::: SOURCE EXCERPT

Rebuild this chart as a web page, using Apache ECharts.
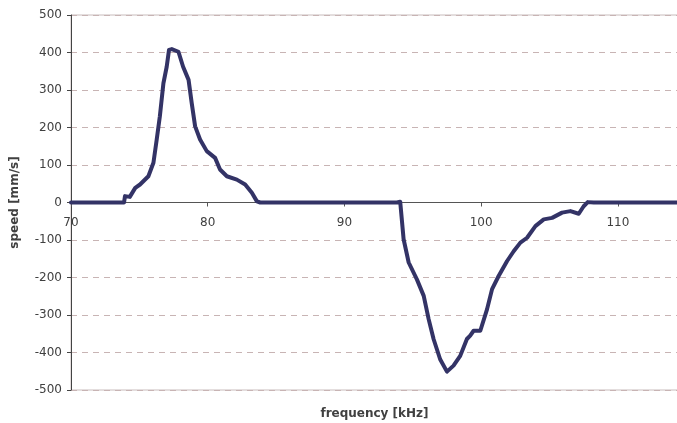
<!DOCTYPE html>
<html>
<head>
<meta charset="utf-8">
<script src="https://cdn.jsdelivr.net/npm/echarts@6/dist/echarts.min.js"></script>
<style>html,body{margin:0;padding:0;background:#fff}#c{width:677px;height:423px}</style>
</head>
<body>
<div id="c"></div>
<script>
var frequency = [70, 73.88, 73.95, 74.3, 74.7, 75.05, 75.66, 76.03, 76.27, 76.5, 76.76, 77.0, 77.17, 77.37, 77.86, 78.2, 78.6, 78.83, 79.08, 79.44, 79.93, 80.54, 80.9, 81.4, 82.13, 82.74, 83.23, 83.6, 83.84,
  93.84, 94.08, 94.33, 94.7, 95.3, 95.8, 96.16, 96.52, 97.0, 97.5, 97.98, 98.47, 98.96, 99.2, 99.45, 99.94, 100.43, 100.8, 101.28, 101.9, 102.38, 102.87, 103.36, 103.97, 104.58, 105.19, 105.92, 106.53, 107.14, 107.5, 107.8, 108.24, 114.4];
var speed = [0, 0, 17, 15, 39, 48, 70, 106, 168, 230, 318, 362, 407, 409, 402, 362, 327, 265, 203, 168, 137, 119, 88, 70, 61, 48, 26, 3, 0,
  0, 2, -98, -160, -205, -249, -311, -364, -418, -451, -435, -409, -364, -355, -342, -342, -285, -231, -196, -156, -130, -107, -94, -63, -45, -41, -27, -23, -30, -10, 1, 0, 0];
var xTicks = [70, 80, 90, 100, 110];
var yTicks = [-500, -400, -300, -200, -100, 0, 100, 200, 300, 400, 500];

var pts = frequency.map(function (f, i) { return [f, speed[i]]; });
var font = 'DejaVu Sans';
var gridTop = 15, gridBottom = 33, H = 423;
var zeroOffset = -(H - gridTop - gridBottom) / 2;
var chart = echarts.init(document.getElementById('c'), null, {renderer: 'canvas'});
chart.setOption({
  animation: false,
  grid: {left: 71, right: -1, top: gridTop, bottom: gridBottom, containLabel: false, outerBoundsMode: 'none',
    show: true, borderColor: '#c8bcbc', borderWidth: 1, backgroundColor: 'transparent'},
  xAxis: {
    type: 'value', min: 70, max: 114.4, interval: 10, offset: zeroOffset,
    name: 'frequency [kHz]', nameLocation: 'middle', nameGap: 205,
    nameTextStyle: {fontFamily: font, fontSize: 12, fontWeight: 'bold', color: '#404040'},
    axisLine: {onZero: false, lineStyle: {color: '#555555', width: 1}},
    axisTick: {show: true, length: 4, lineStyle: {color: '#555555'}},
    axisLabel: {margin: 14, fontFamily: font, fontSize: 12, color: '#404040',
      formatter: function (v) { return xTicks.indexOf(v) >= 0 ? String(v) : ''; }},
    splitLine: {show: false}
  },
  yAxis: {
    type: 'value', min: yTicks[0], max: yTicks[yTicks.length - 1], interval: 100,
    name: 'speed [mm/s]', nameLocation: 'middle', nameGap: 50, nameRotate: 90,
    nameTextStyle: {fontFamily: font, fontSize: 12, fontWeight: 'bold', color: '#404040'},
    axisLine: {show: true, onZero: false, lineStyle: {color: '#444444', width: 1}},
    axisTick: {show: true, length: 4, lineStyle: {color: '#444444'}},
    axisLabel: {margin: 9, fontFamily: font, fontSize: 12, color: '#404040'},
    splitLine: {show: true, lineStyle: {color: '#c8b4b4', type: [6, 5], width: 1}}
  },
  series: [{
    type: 'line', data: pts, showSymbol: false, symbol: 'none',
    lineStyle: {color: '#333366', width: 4, join: 'round', cap: 'round'},
    z: 5
  }]
});
</script>
</body>
</html>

::::::

- SHORT PROBLEM: Leave the pictures out and output the rest of the listing exactly.

- REPLY TO THE TASK:
Rebuild this chart as a web page, using Apache ECharts.
<!DOCTYPE html>
<html>
<head>
<meta charset="utf-8">
<script src="https://cdn.jsdelivr.net/npm/echarts@6/dist/echarts.min.js"></script>
<style>html,body{margin:0;padding:0;background:#fff}#c{width:677px;height:423px}</style>
</head>
<body>
<div id="c"></div>
<script>
var frequency = [70, 73.88, 73.95, 74.3, 74.7, 75.05, 75.66, 76.03, 76.27, 76.5, 76.76, 77.0, 77.17, 77.37, 77.86, 78.2, 78.6, 78.83, 79.08, 79.44, 79.93, 80.54, 80.9, 81.4, 82.13, 82.74, 83.23, 83.6, 83.84,
  93.84, 94.08, 94.33, 94.7, 95.3, 95.8, 96.16, 96.52, 97.0, 97.5, 97.98, 98.47, 98.96, 99.2, 99.45, 99.94, 100.43, 100.8, 101.28, 101.9, 102.38, 102.87, 103.36, 103.97, 104.58, 105.19, 105.92, 106.53, 107.14, 107.5, 107.8, 108.24, 114.4];
var speed = [0, 0, 17, 15, 39, 48, 70, 106, 168, 230, 318, 362, 407, 409, 402, 362, 327, 265, 203, 168, 137, 119, 88, 70, 61, 48, 26, 3, 0,
  0, 2, -98, -160, -205, -249, -311, -364, -418, -451, -435, -409, -364, -355, -342, -342, -285, -231, -196, -156, -130, -107, -94, -63, -45, -41, -27, -23, -30, -10, 1, 0, 0];
var xTicks = [70, 80, 90, 100, 110];
var yTicks = [-500, -400, -300, -200, -100, 0, 100, 200, 300, 400, 500];

var pts = frequency.map(function (f, i) { return [f, speed[i]]; });
var font = 'DejaVu Sans';
var gridTop = 15, gridBottom = 33, H = 423;
var zeroOffset = -(H - gridTop - gridBottom) / 2;
var chart = echarts.init(document.getElementById('c'), null, {renderer: 'canvas'});
chart.setOption({
  animation: false,
  grid: {left: 71, right: -1, top: gridTop, bottom: gridBottom, containLabel: false, outerBoundsMode: 'none',
    show: true, borderColor: '#c8bcbc', borderWidth: 1, backgroundColor: 'transparent'},
  xAxis: {
    type: 'value', min: 70, max: 114.4, interval: 10, offset: zeroOffset,
    name: 'frequency [kHz]', nameLocation: 'middle', nameGap: 205,
    nameTextStyle: {fontFamily: font, fontSize: 12, fontWeight: 'bold', color: '#404040'},
    axisLine: {onZero: false, lineStyle: {color: '#555555', width: 1}},
    axisTick: {show: true, length: 4, lineStyle: {color: '#555555'}},
    axisLabel: {margin: 14, fontFamily: font, fontSize: 12, color: '#404040',
      formatter: function (v) { return xTicks.indexOf(v) >= 0 ? String(v) : ''; }},
    splitLine: {show: false}
  },
  yAxis: {
    type: 'value', min: yTicks[0], max: yTicks[yTicks.length - 1], interval: 100,
    name: 'speed [mm/s]', nameLocation: 'middle', nameGap: 50, nameRotate: 90,
    nameTextStyle: {fontFamily: font, fontSize: 12, fontWeight: 'bold', color: '#404040'},
    axisLine: {show: true, onZero: false, lineStyle: {color: '#444444', width: 1}},
    axisTick: {show: true, length: 4, lineStyle: {color: '#444444'}},
    axisLabel: {margin: 9, fontFamily: font, fontSize: 12, color: '#404040'},
    splitLine: {show: true, lineStyle: {color: '#c8b4b4', type: [6, 5], width: 1}}
  },
  series: [{
    type: 'line', data: pts, showSymbol: false, symbol: 'none',
    lineStyle: {color: '#333366', width: 4, join: 'round', cap: 'round'},
    z: 5
  }]
});
</script>
</body>
</html>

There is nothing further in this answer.